扩展系统控制设备单元(eXtended System Control Facility Unit, XSCFU)是一种服务处理器,可操作和管理这两种中端服务器。XSCFU 可诊断和启动整个服务器、配置域、提供动态重新配置以及检测和通知各种故障。XSCFU 通过网络启用标准控制和监视功能。
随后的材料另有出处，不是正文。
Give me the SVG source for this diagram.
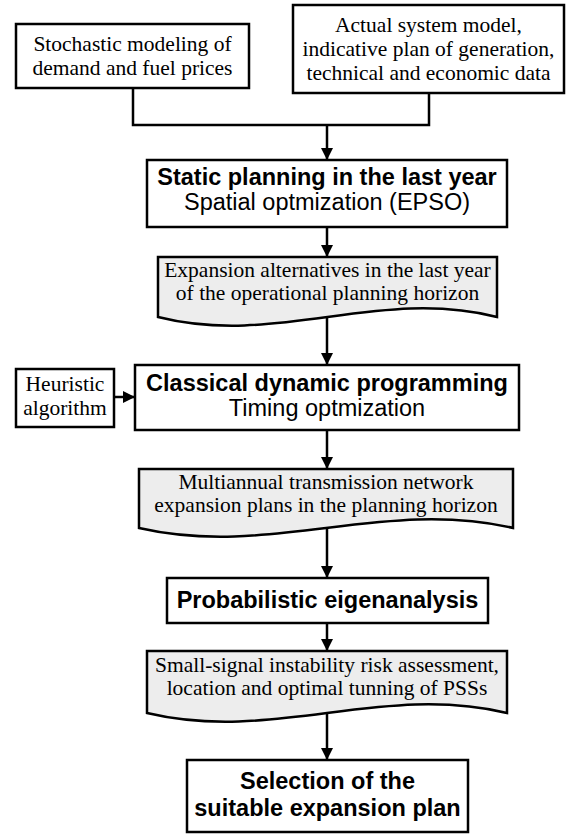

使用此功能可以从远程位置进行服务器的启动、设置和操作管理。

 

 

故障现像

日志告警

XSCF> showhardconf    (输出会自动打星标记)

*  XSCFU Status:Degraded,Active;Ver:0101h; Serial:xxxxxxx ;

       + FRU-Part-Number:CF00541-0481 04   /541-0481-04   

 

机器外观(正面黄灯告警,背面控制卡也有黄灯)

 

关闭故障主机

查看与收集资源状态

由于控制卡,由于已坏,串口连接没有反应,所以通地双机中的另外一台登录关机。

 

# hostname

LDTX-DB2

#date  核对机器一下时间(最好与自己电脑对比一下,后面要用)

# hvdisp -a   (资源都是online))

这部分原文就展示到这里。